Hmmm, I just read Book 2 I think it was of TIME'S TAPESTRY the other day- wasn't too sure initially if this was exactly the same author- but yeah, the account of 1066 pretty much read like a standard hist novel (albeit with interesting unusual characters such as a Norwegian mercenary serving the Normans & a Moorish slave with the main Saxon characters) without any AH underpinning storylines- woah, would be interesting to read the other books in that series, too...
I liked Time's Tapestry series, it is basically a stem in which a number of alternate histories could branch out from. The first one was Emperor, it starts out with a poem.
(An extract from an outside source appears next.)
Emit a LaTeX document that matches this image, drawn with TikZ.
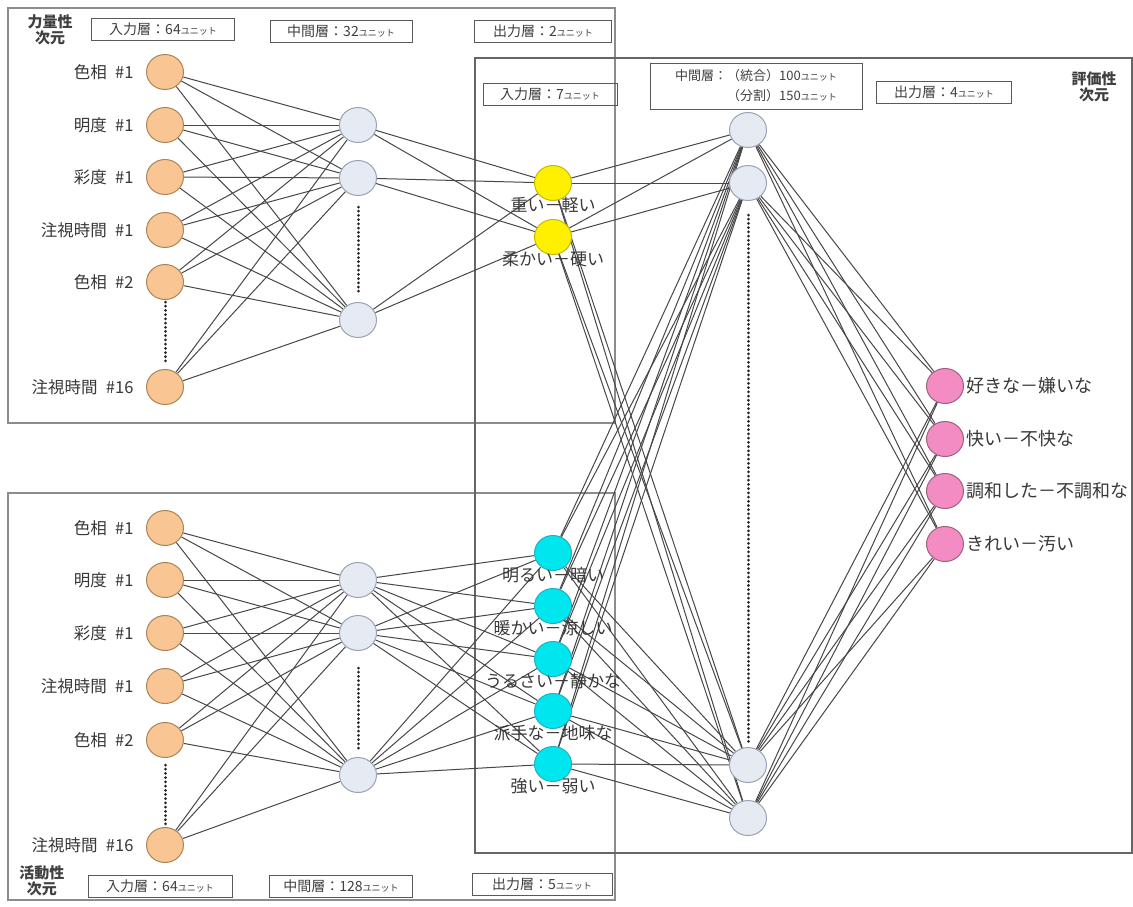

It appears someone from the future is sending messages into the past, the first one appears to be trying to create a United States of America out of Roman Britian, and prophesies are made which characters profit from and it all build up towards a climax where it tries to get one of the main characters to assassinate Emperor Constantine in order to change the course of history, but he refuses, and so it stays historical

The prophesy sent in Conqueror appears to have been sent by Nazis, and it attempts to save King Harold for the purposes of "keeping the Aryan blood of Britian pure"

The third prophesy seems to be sent by someone who hates muslims and it tries to get Christopher Columbus to abandon his voyage to the New World and concentrate instead on eradicating Muslims in North Africa and the Middle East. There appears to be some battle over history going on in the future where each side is trying to shape history to its own liking with the resultant being our own history. In other words the books refer to alternate history, but it is in itself a historical novel dealing with prophesy from the future. I wonder what the fourth book in the series is all about. I imagine its going to take place in North America and lead up to the American Revolution given what's happened so far, but that's just a guess.